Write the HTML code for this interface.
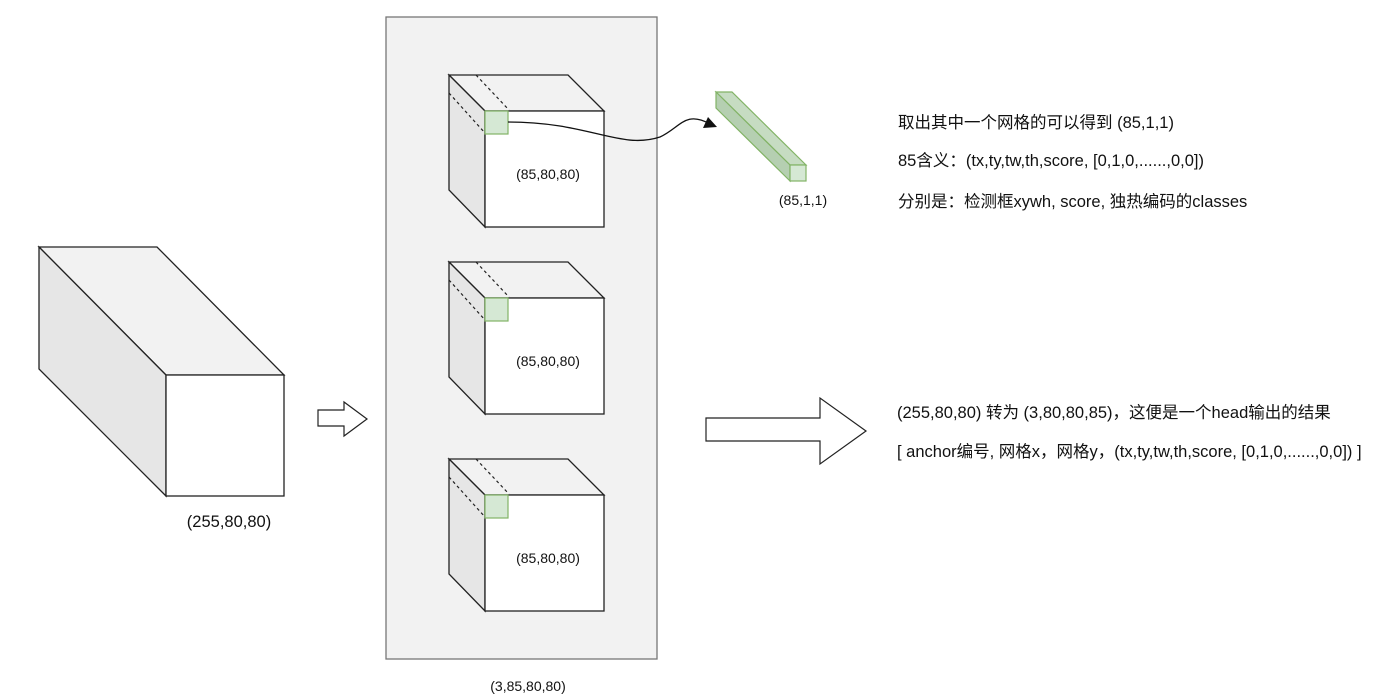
<!DOCTYPE html>
<html><head><meta charset="utf-8"><style>
html,body{margin:0;padding:0;background:#fff;width:1391px;height:697px;overflow:hidden}
text{font-family:"Liberation Sans","Noto Sans CJK SC",sans-serif;fill:#111}
</style></head><body>
<svg width="1391" height="697" viewBox="0 0 1391 697" xmlns="http://www.w3.org/2000/svg">
<defs>
<g id="cube">
  <polygon points="449,75 568,75 604,111 485,111" fill="#f2f2f2" stroke="#222" stroke-width="1.3"/>
  <polygon points="449,75 485,111 485,227 449,190" fill="#e6e6e6" stroke="#222" stroke-width="1.3"/>
  <rect x="485" y="111" width="119" height="116" fill="#fff" stroke="#222" stroke-width="1.3"/>
  <line x1="476" y1="75" x2="509" y2="110" stroke="#222" stroke-width="1.2" stroke-dasharray="3,3"/>
  <line x1="449" y1="93" x2="485" y2="133" stroke="#222" stroke-width="1.2" stroke-dasharray="3,3"/>
  <rect x="485" y="111" width="23" height="23" fill="#d5e8d4" stroke="#82b366" stroke-width="1.2"/>
  <text x="548" y="179" font-size="14" text-anchor="middle">(85,80,80)</text>
</g>
</defs>
<polygon points="39,247 157,247 284,375 166,375" fill="#f2f2f2" stroke="#222" stroke-width="1.3"/>
<polygon points="39,247 166,375 166,496 39,369" fill="#e6e6e6" stroke="#222" stroke-width="1.3"/>
<rect x="166" y="375" width="118" height="121" fill="#fff" stroke="#222" stroke-width="1.3"/>
<text x="229" y="527" font-size="16.5" text-anchor="middle">(255,80,80)</text>
<polygon points="318,410 344,410 344,402 367,419 344,436 344,426 318,426" fill="#fff" stroke="#222" stroke-width="1.2"/>
<rect x="386" y="17" width="271" height="642" fill="#f2f2f2" stroke="#777" stroke-width="1.3"/>
<text x="528" y="691" font-size="14" text-anchor="middle">(3,85,80,80)</text>
<use href="#cube"/>
<use href="#cube" transform="translate(0,187)"/>
<use href="#cube" transform="translate(0,384)"/>
<path d="M508,122 C590,122 620,150 660,137 C680,128 685,110 710,124" fill="none" stroke="#111" stroke-width="1.3"/>
<polygon points="717,127 703,128 708,117" fill="#111"/>
<polygon points="716,92 732,92 806,165 790,165" fill="#c6dcc2" stroke="#82b366" stroke-width="1.2"/>
<polygon points="716,92 790,165 790,181 716,108" fill="#b5cfb1" stroke="#82b366" stroke-width="1.2"/>
<rect x="790" y="165" width="16" height="16" fill="#d5e8d4" stroke="#82b366" stroke-width="1.2"/>
<text x="803" y="205" font-size="14" text-anchor="middle">(85,1,1)</text>
<text x="898" y="128" font-size="16.5">取出其中一个网格的可以得到 (85,1,1)</text>
<text x="898" y="166" font-size="16.5">85含义：(tx,ty,tw,th,score, [0,1,0,......,0,0])</text>
<text x="898" y="207" font-size="16.5">分别是：检测框xywh, score, 独热编码的classes</text>
<polygon points="706,418 820,418 820,398 866,431 820,464 820,441 706,441" fill="#fff" stroke="#222" stroke-width="1.2"/>
<text x="897" y="418" font-size="16.5">(255,80,80) 转为 (3,80,80,85)，这便是一个head输出的结果</text>
<text x="897" y="457" font-size="16.5">[ anchor编号, 网格x，网格y，(tx,ty,tw,th,score, [0,1,0,......,0,0]) ]</text>
</svg>
</body></html>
+---+
Exercise:
Omit every picture while copying the listing above exactly.

Solution to this exercise:
Write the HTML code for this interface.
<!DOCTYPE html>
<html><head><meta charset="utf-8"><style>
html,body{margin:0;padding:0;background:#fff;width:1391px;height:697px;overflow:hidden}
text{font-family:"Liberation Sans","Noto Sans CJK SC",sans-serif;fill:#111}
</style></head><body>
<svg width="1391" height="697" viewBox="0 0 1391 697" xmlns="http://www.w3.org/2000/svg">
<defs>
<g id="cube">
  <polygon points="449,75 568,75 604,111 485,111" fill="#f2f2f2" stroke="#222" stroke-width="1.3"/>
  <polygon points="449,75 485,111 485,227 449,190" fill="#e6e6e6" stroke="#222" stroke-width="1.3"/>
  <rect x="485" y="111" width="119" height="116" fill="#fff" stroke="#222" stroke-width="1.3"/>
  <line x1="476" y1="75" x2="509" y2="110" stroke="#222" stroke-width="1.2" stroke-dasharray="3,3"/>
  <line x1="449" y1="93" x2="485" y2="133" stroke="#222" stroke-width="1.2" stroke-dasharray="3,3"/>
  <rect x="485" y="111" width="23" height="23" fill="#d5e8d4" stroke="#82b366" stroke-width="1.2"/>
  <text x="548" y="179" font-size="14" text-anchor="middle">(85,80,80)</text>
</g>
</defs>
<polygon points="39,247 157,247 284,375 166,375" fill="#f2f2f2" stroke="#222" stroke-width="1.3"/>
<polygon points="39,247 166,375 166,496 39,369" fill="#e6e6e6" stroke="#222" stroke-width="1.3"/>
<rect x="166" y="375" width="118" height="121" fill="#fff" stroke="#222" stroke-width="1.3"/>
<text x="229" y="527" font-size="16.5" text-anchor="middle">(255,80,80)</text>
<polygon points="318,410 344,410 344,402 367,419 344,436 344,426 318,426" fill="#fff" stroke="#222" stroke-width="1.2"/>
<rect x="386" y="17" width="271" height="642" fill="#f2f2f2" stroke="#777" stroke-width="1.3"/>
<text x="528" y="691" font-size="14" text-anchor="middle">(3,85,80,80)</text>
<use href="#cube"/>
<use href="#cube" transform="translate(0,187)"/>
<use href="#cube" transform="translate(0,384)"/>
<path d="M508,122 C590,122 620,150 660,137 C680,128 685,110 710,124" fill="none" stroke="#111" stroke-width="1.3"/>
<polygon points="717,127 703,128 708,117" fill="#111"/>
<polygon points="716,92 732,92 806,165 790,165" fill="#c6dcc2" stroke="#82b366" stroke-width="1.2"/>
<polygon points="716,92 790,165 790,181 716,108" fill="#b5cfb1" stroke="#82b366" stroke-width="1.2"/>
<rect x="790" y="165" width="16" height="16" fill="#d5e8d4" stroke="#82b366" stroke-width="1.2"/>
<text x="803" y="205" font-size="14" text-anchor="middle">(85,1,1)</text>
<text x="898" y="128" font-size="16.5">取出其中一个网格的可以得到 (85,1,1)</text>
<text x="898" y="166" font-size="16.5">85含义：(tx,ty,tw,th,score, [0,1,0,......,0,0])</text>
<text x="898" y="207" font-size="16.5">分别是：检测框xywh, score, 独热编码的classes</text>
<polygon points="706,418 820,418 820,398 866,431 820,464 820,441 706,441" fill="#fff" stroke="#222" stroke-width="1.2"/>
<text x="897" y="418" font-size="16.5">(255,80,80) 转为 (3,80,80,85)，这便是一个head输出的结果</text>
<text x="897" y="457" font-size="16.5">[ anchor编号, 网格x，网格y，(tx,ty,tw,th,score, [0,1,0,......,0,0]) ]</text>
</svg>
</body></html>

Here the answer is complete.